SAN FRANCISCO – Hoarding disorder is characterized by a distinct pattern of serotonergic dysfunction different from that seen in obsessive-compulsive disorder (OCD) or major depression, Sanjaya Saxena, MD, reported at the annual conference of the Anxiety and Depression Association of America.
He presented the findings of the first-ever study to examine neurotransmitter function in patients with hoarding disorder. In contrast to hoarding disorder, the neurobiology of OCD is among the most extensively studied and best understood of any psychiatric disorder, with Dr. Saxena having made important contributions to this body of knowledge.
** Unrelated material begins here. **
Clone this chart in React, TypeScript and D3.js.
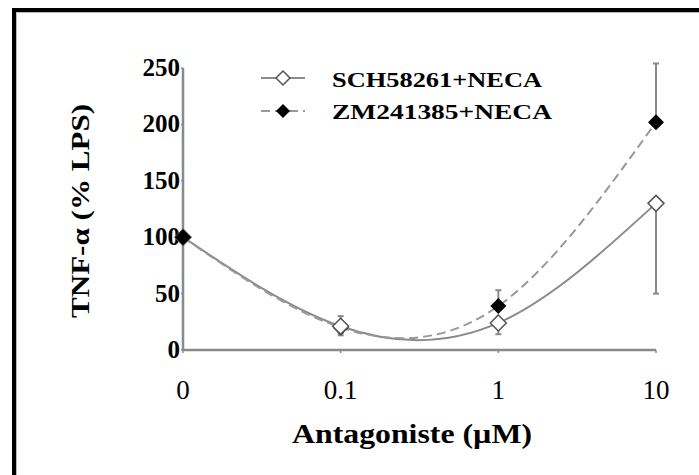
import React from "react";
import * as d3 from "d3";

const categories = ["0", "0.1", "1", "10"];
const schValues = [100, 21, 24, 130];
const zmValues = [100, 20, 39, 202];
const schErrMinus = [0, 8, 10, 80];
const schErrPlus = [0, 9, 0, 0];
const zmErrPlus = [0, 0, 14, 52];
const zmErrMinus = [0, 5, 0, 0];
const yTicks = [0, 50, 100, 150, 200, 250];
const seriesNames = ["SCH58261+NECA", "ZM241385+NECA"];

const W = 699;
const H = 475;

export default function App() {
  const x = d3.scalePoint<string>().domain(categories).range([183, 656]);
  const y = d3.scaleLinear().domain([0, 250]).range([350, 68]);

  const line = d3
    .line<number>()
    .x((_, i) => x(categories[i]) as number)
    .y((d) => y(d))
    .curve(d3.curveNatural);

  const diamond = (cx: number, cy: number, r: number) =>
    `M${cx},${cy - r}L${cx + r},${cy}L${cx},${cy + r}L${cx - r},${cy}Z`;

  const grey = "#8a8a8a";
  const serif = "Liberation Serif, DejaVu Serif, Times New Roman, serif";
  const ts: React.CSSProperties = { fontFamily: serif };

  const errBar = (i: number, v: number, minus: number, plus: number, key: string) => {
    const cx = x(categories[i]) as number;
    const els: React.ReactNode[] = [];
    if (minus > 0) {
      els.push(
        <g key={key + "m"}>
          <line x1={cx} x2={cx} y1={y(v)} y2={y(v - minus)} stroke={grey} strokeWidth={2} />
          <line x1={cx - 3} x2={cx + 3} y1={y(v - minus)} y2={y(v - minus)} stroke={grey} strokeWidth={2} />
        </g>
      );
    }
    if (plus > 0) {
      els.push(
        <g key={key + "p"}>
          <line x1={cx} x2={cx} y1={y(v)} y2={y(v + plus)} stroke={grey} strokeWidth={2} />
          <line x1={cx - 3} x2={cx + 3} y1={y(v + plus)} y2={y(v + plus)} stroke={grey} strokeWidth={2} />
        </g>
      );
    }
    return els;
  };

  const schMarker = (i: number) => (
    <path
      key={"sm" + i}
      d={diamond(x(categories[i]) as number, y(schValues[i]), 8)}
      fill="#fff"
      stroke="#555"
      strokeWidth={1.5}
    />
  );
  const zmMarker = (i: number) => (
    <path key={"zm" + i} d={diamond(x(categories[i]) as number, y(zmValues[i]), 8)} fill="#000" />
  );

  return (
    <svg
      width={W}
      height={H}
      style={{ position: "absolute", left: 0, top: 0, background: "#fff" }}
    >
      <rect x={0} y={0} width={W} height={H} fill="#fff" />
      {/* frame */}
      <line x1={12} x2={W} y1={10} y2={10} stroke="#000" strokeWidth={4} />
      <line x1={14} x2={14} y1={8} y2={H} stroke="#000" strokeWidth={4} />
      <line x1={16} x2={W} y1={12.5} y2={12.5} stroke="#bbb" strokeWidth={1} />
      <line x1={16.5} x2={16.5} y1={12} y2={H} stroke="#bbb" strokeWidth={1} />

      {/* axes */}
      <line x1={183} x2={183} y1={y(250)} y2={y(0)} stroke={grey} strokeWidth={2.5} />
      <line x1={183} x2={x("10") as number} y1={y(0)} y2={y(0)} stroke={grey} strokeWidth={2.5} />
      {yTicks.map((t) => (
        <g key={"yt" + t}>
          <line x1={181} x2={183} y1={y(t)} y2={y(t)} stroke={grey} strokeWidth={1.5} />
          <text
            x={180}
            y={y(t) + 8}
            textAnchor="end"
            fontSize={25}
            fontWeight="bold"
            fill="#000"
            style={ts}
          >
            {t}
          </text>
        </g>
      ))}
      {categories.map((c) => (
        <g key={"xt" + c}>
          <line x1={x(c) as number} x2={x(c) as number} y1={y(0)} y2={y(0) + 3} stroke={grey} strokeWidth={1.5} />
          <text x={x(c) as number} y={399} textAnchor="middle" fontSize={27} fill="#000" style={ts}>
            {c}
          </text>
        </g>
      ))}

      {/* axis titles */}
      <text
        x={412}
        y={443}
        textAnchor="middle"
        fontSize={27}
        fontWeight="bold"
        textLength={240}
        lengthAdjust="spacingAndGlyphs"
        fill="#000"
        style={ts}
      >
        Antagoniste (µM)
      </text>
      <text
        transform={`translate(89,211) rotate(-90)`}
        textAnchor="middle"
        fontSize={26}
        fontWeight="bold"
        textLength={214}
        lengthAdjust="spacingAndGlyphs"
        fill="#000"
        style={ts}
      >
        TNF-α (% LPS)
      </text>

      {/* lines */}
      <path d={line(schValues) || ""} fill="none" stroke={grey} strokeWidth={2} />
      <path d={line(zmValues) || ""} fill="none" stroke="#999" strokeWidth={2} strokeDasharray="9,5" />

      {/* error bars */}
      {schValues.map((v, i) => errBar(i, v, schErrMinus[i], schErrPlus[i], "s" + i))}
      {zmValues.map((v, i) => errBar(i, v, zmErrMinus[i], zmErrPlus[i], "z" + i))}

      {/* markers */}
      {categories.map((_, i) =>
        i === 0 ? [schMarker(i), zmMarker(i)] : [zmMarker(i), schMarker(i)]
      )}

      {/* legend */}
      <line x1={261} x2={305} y1={78} y2={78} stroke={grey} strokeWidth={2} />
      <path d={diamond(283, 78, 7)} fill="#fff" stroke="#555" strokeWidth={1.5} />
      <text x={332} y={87} fontSize={22} fontWeight="bold" textLength={210} lengthAdjust="spacingAndGlyphs" fill="#000" style={ts}>
        {seriesNames[0]}
      </text>
      <line x1={261} x2={305} y1={111} y2={111} stroke="#999" strokeWidth={2} strokeDasharray="9,5" />
      <path d={diamond(283, 111, 7)} fill="#000" />
      <text x={332} y={119} fontSize={22} fontWeight="bold" textLength={220} lengthAdjust="spacingAndGlyphs" fill="#000" style={ts}>
        {seriesNames[1]}
      </text>
    </svg>
  );
}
“Our results add to the evidence that hoarding disorder is neurobiologically distinct from OCD,” said Dr. Saxena, professor of psychiatry and director of the Obsessive-Compulsive Disorders Clinic at the University of California, San Diego.The findings underscore the prescience of the authors of DSM-5 in removing hoarding disorder from under the umbrella of OCD and giving it its own separate diagnostic category.
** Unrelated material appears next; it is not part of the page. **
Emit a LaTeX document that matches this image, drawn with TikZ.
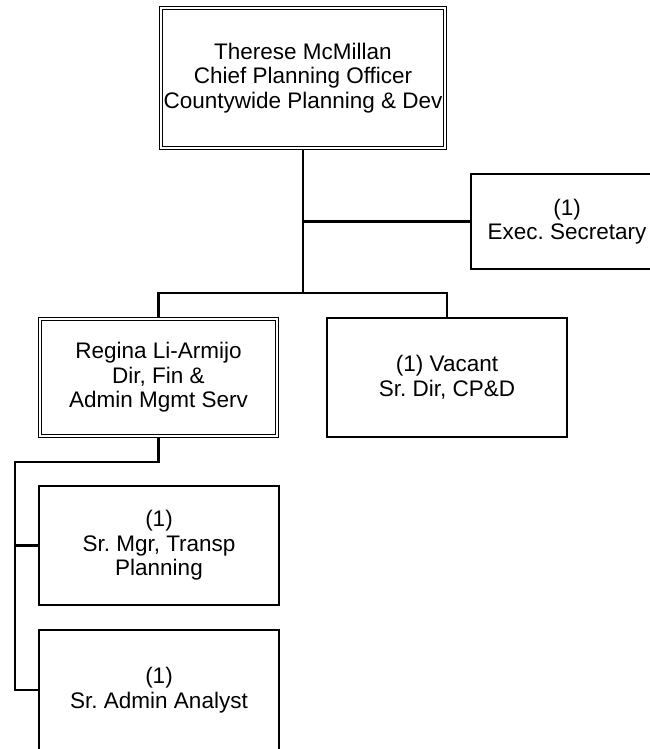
\documentclass[tikz,border=0pt]{standalone}
\usepackage{fontspec}
\setmainfont{Liberation Sans}
\usepackage{tikz}
\frenchspacing

\tikzset{
    post/.style={draw, line width=2pt, fill=white, inner sep=0pt,
        align=center, font=\fontsize{22.5}{24.5}\selectfont},
    headpost/.style={post, line width=1.2pt, double, double distance=2.3pt,
        outer sep=2.3pt},
    link/.style={line width=2.2pt}
}

\begin{document}
\begin{tikzpicture}[x=1pt, y=-1pt]

        \useasboundingbox (0,0) rectangle (650,749);

        %% ── Direction ─────────────────────────────────────────────────────
        \node[headpost, minimum width=284, minimum height=140] (ceo) at (303,78)
            {Therese McMillan\\Chief Planning Officer\\Countywide Planning \& Dev};
        \node[post, minimum width=192, minimum height=95] (sec) at (567,221.5)
            {(1)\\Exec. Secretary};

        %% ── Second niveau ─────────────────────────────────────────────────
        \node[headpost, minimum width=237, minimum height=117] (fin) at (158.5,377.5)
            {Regina Li-Armijo\\Dir, Fin \&\\Admin Mgmt Serv};
        \node[post, minimum width=240, minimum height=119] (vac) at (447,377.5)
            {(1) Vacant\\Sr. Dir, CP\&D};

        %% ── Équipe Fin & Admin ────────────────────────────────────────────
        \node[post, minimum width=240, minimum height=119] (tpm) at (159,545.5)
            {(1)\\Sr. Mgr, Transp\\Planning};
        \node[post, minimum width=240, minimum height=120] (ana) at (159,690)
            {(1)\\Sr. Admin Analyst};

        %% ── Liaisons ──────────────────────────────────────────────────────
        \coordinate (bus) at (303,293);
        \coordinate (rail) at (15,462);
        \draw[link] (ceo.south) -- (bus);
        \draw[link] (ceo.south |- sec.west) -- (sec.west);
        \draw[link] (fin.north) |- (bus) -| (vac.north);
        \draw[link] (fin.south) |- (rail) -- (rail |- ana.west) -- (ana.west);
        \draw[link] (rail |- tpm.west) -- (tpm.west);

    \end{tikzpicture}
\end{document}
“Our study provides more evidence suggesting that OCD and hoarding disorder are two separate disorders that do sometimes occur together in patients, but not necessarily more often than other disorders do. OCD is found in only about 15% of patients with hoarding disorder, and vice versa. Depression is much more commonly comorbid, and [attention-deficit/hyperactivity disorder] is present in about one-quarter of hoarding disorder patients,” according to the psychiatrist.
His study included 8 patients with hoarding disorder and 14 age- and sex-matched normal controls who underwent positron emission tomography with carbon-11-labeled DASP, a ligand that binds with high selectivity to the brain serotonin transporter. The serotonin transporter is a neuronal membrane protein whose main function is to recycle serotonin from synapse back into the neuronal cell body. The serotonin transporter also is the primary site to which serotonin reuptake inhibitor medications bind. Serotonin transporter binding is associated with fear conditioning, amygdala reactivity, the cortisol response, and state anxiety.
Subjects with hoarding disorder proved to have significantly greater serotonin transporter binding than healthy controls in the bilateral amygdala, nucleus accumbens, putamen, and right caudate nucleus. In contrast, their serotonin transporter binding was significantly diminished, compared with controls, in the bilateral retrosplenial posterior cingulate cortex. Severity of hoarding symptoms was correlated with serotonin transporter binding in the right anterior cingulate cortex and right orbitofrontal cortex, but negatively correlated with serotonin transporter binding in the bilateral posterior thalamus, Dr. Saxena reported.
“The binding pattern is almost opposite that seen in OCD,” he observed.
The new study of serotonergic function in hoarding disorder, taken together with earlier brain imaging studies of regional glucose metabolism and functional MRI studies conducted by Dr. Saxena and other research groups, point to a couple of areas of the brain as being strongly implicated in the pathophysiology of hoarding disorder – most notably, the anterior and posterior cingulate cortex.
Particularly intriguing, in Dr. Saxena’s view, is the retrosplenial posterior cingulate cortex, located in Brodmann areas 29 and 30. The retrosplenial posterior cingulate cortex, part of the default mode network, is involved in emotional functioning, learning, planning, navigation, as well as autobiographical, episodic, and visuospatial memory.
“Abnormalities of all those functions are found in hoarding disorder patients, so the retrosplenial posterior cingulate cortex is a candidate for further study,” according to Dr. Saxena.
His neurotransmitter study was funded by the university’s department of psychiatry. He reported having no financial conflicts.